Contacts: Dr. Roger Coulston & Jing Zhang, Chemistry (both i-Teams alumni)
Mentors: Dr. Julian White, Skalene

The next generation of “smart” materials will require molecular self-assembly to achieve the high degrees of functionality and complexity that are required for a wide range of applications. Such materials are already used as heat absorbers, self-healing paints, optical sensors and drug delivery mechanisms, and many other uses are possible.

The research collaboration led by Prof. Chris Abell and Dr. Oren Scherman has developed a new technique for manufacturing such functional materials in large volumes, using supramolecular stimuli-responsive polymers. Aqueous microfluidic droplets dispersed in oil are used as templates for building discrete supramolecular assemblies. These form large highly uniform microcapsule structures with interesting optical properties.


Different materials can be incorporated into the shell wall to vary the materials properties of the capsules. In addition, the hollow shells can be readily loaded with biological or industrially-relevant materials.
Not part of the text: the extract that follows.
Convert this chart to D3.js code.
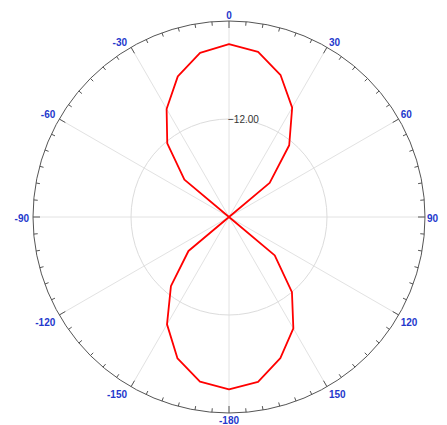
<!DOCTYPE html>
<html>
<head>
<meta charset="utf-8">
<script src="https://cdn.jsdelivr.net/npm/d3@7"></script>
<style>
  html, body { margin: 0; padding: 0; background: #ffffff; }
  svg { display: block; }
</style>
</head>
<body>
<svg id="chart" width="447" height="425"></svg>
<script>
// Radiation pattern (dB) sampled every 10 degrees, clockwise from the top
const angles = [-180, -170, -160, -150, -140, -130, -120, -110, -100, -90, -80, -70, -60,
                -50, -40, -30, -20, -10, 0, 10, 20, 30, 40, 50,
                60, 70, 80, 90, 100, 110, 120, 130, 140, 150, 160, 170];
const gainDb = [-2.90, -3.53, -5.57, -8.82, -12.94, -17.52, -24, -24, -24, -24, -24, -24, -24,
                -16.87, -12.24, -8.72, -5.67, -3.60, -2.82, -3.47, -5.52, -8.53, -12.53, -17.50,
                -24, -24, -24, -24, -24, -24, -24, -16.69, -12.01, -8.24, -5.61, -3.51];

// Angle labels around the rim and the radial ring label
const angleTicks = [0, 30, 60, 90, 120, 150, 180, -150, -120, -90, -60, -30];
const angleTickLabels = ["0", "30", "60", "90", "120", "150", "-180", "-150", "-120", "-90", "-60", "-30"];
const ringValues = [-12];
const radialDomain = [-24, 0];

const cx = 229, cy = 217, R = 196;
const svg = d3.select("#chart");
const g = svg.append("g").attr("transform", `translate(${cx},${cy})`);

const r = d3.scaleLinear().domain(radialDomain).range([0, R]).clamp(true);
const toRad = d => d * Math.PI / 180;
const px = (deg, rad) => rad * Math.sin(toRad(deg));
const py = (deg, rad) => -rad * Math.cos(toRad(deg));

// spokes every 30 degrees
g.selectAll("line.spoke").data(angleTicks).join("line")
  .attr("class", "spoke")
  .attr("x1", 0).attr("y1", 0)
  .attr("x2", d => px(d, R)).attr("y2", d => py(d, R))
  .attr("stroke", "#e2e2e2").attr("stroke-width", 1);

// inner grid ring
g.selectAll("circle.ring").data(ringValues).join("circle")
  .attr("class", "ring")
  .attr("r", d => r(d))
  .attr("fill", "none").attr("stroke", "#dcdcdc").attr("stroke-width", 1);

g.selectAll("text.ringlabel").data(ringValues).join("text")
  .attr("class", "ringlabel")
  .attr("x", -1).attr("y", d => -r(d) + 4)
  .attr("font-family", "Liberation Sans, Arial, sans-serif")
  .attr("font-size", 10).attr("fill", "#333")
  .text(d => d3.format(".2f")(d));

// outer rim
g.append("circle").attr("r", R)
  .attr("fill", "none").attr("stroke", "#555").attr("stroke-width", 1);

// rim ticks every 5 degrees, longer at 30 degree steps
const tickAngles = d3.range(-180, 180, 5);
g.selectAll("line.tick").data(tickAngles).join("line")
  .attr("class", "tick")
  .attr("x1", d => px(d, R)).attr("y1", d => py(d, R))
  .attr("x2", d => px(d, R - (d % 30 === 0 ? 7 : 4)))
  .attr("y2", d => py(d, R - (d % 30 === 0 ? 7 : 4)))
  .attr("stroke", "#555").attr("stroke-width", 1);

// angle labels
angleTicks.forEach((a, i) => {
  const x = px(a, R), y = py(a, R);
  const s = Math.sin(toRad(a)), c = Math.cos(toRad(a));
  let anchor = "middle", dx = 0, dy = 0, base = "central";
  if (s > 0.01) { anchor = "start"; dx = 2; }
  else if (s < -0.01) { anchor = "end"; dx = -4; }
  if (c > 0.01) { base = "alphabetic"; dy = -1; }
  else if (c < -0.01) { base = "hanging"; dy = 4; }
  if (Math.abs(c) < 0.01) { dy = 1; }
  if (Math.abs(s) < 0.01 && c > 0) { dy = -2; }
  g.append("text")
    .attr("x", x + dx).attr("y", y + dy)
    .attr("text-anchor", anchor)
    .attr("dominant-baseline", base)
    .attr("font-family", "Liberation Sans, Arial, sans-serif")
    .attr("font-size", 10).attr("font-weight", "bold")
    .attr("fill", "#2438cc")
    .text(angleTickLabels[i]);
});

// pattern trace
const pts = angles.map((a, i) => ({ a, v: gainDb[i] }));
const line = d3.lineRadial()
  .angle(d => toRad(d.a))
  .radius(d => r(d.v))
  .curve(d3.curveLinearClosed);

g.append("path")
  .attr("d", line(pts))
  .attr("fill", "none")
  .attr("stroke", "#ff0000")
  .attr("stroke-width", 1.8)
  .attr("stroke-linejoin", "round");
</script>
</body>
</html>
Advantages of this technique include the ability to control the porosity of the microcapsules (and hence the speed of passive release of the contents held inside the shells), and the ability to use environmental stimuli such as light, pH and temperature to trigger active release of the contents. If sensing materials are enclosed in the microcapsules, then the material can be used as a sensor to monitor manufacturing processes on a parts per billion scale.

The difficulty for the researchers is that each application will need a tailored set of microcapsules, which need to be developed and tested. They are looking to their i-Team to investigate and recommend the most commercially-viable applications of the new platform technology, to enable them to focus their efforts most effectively.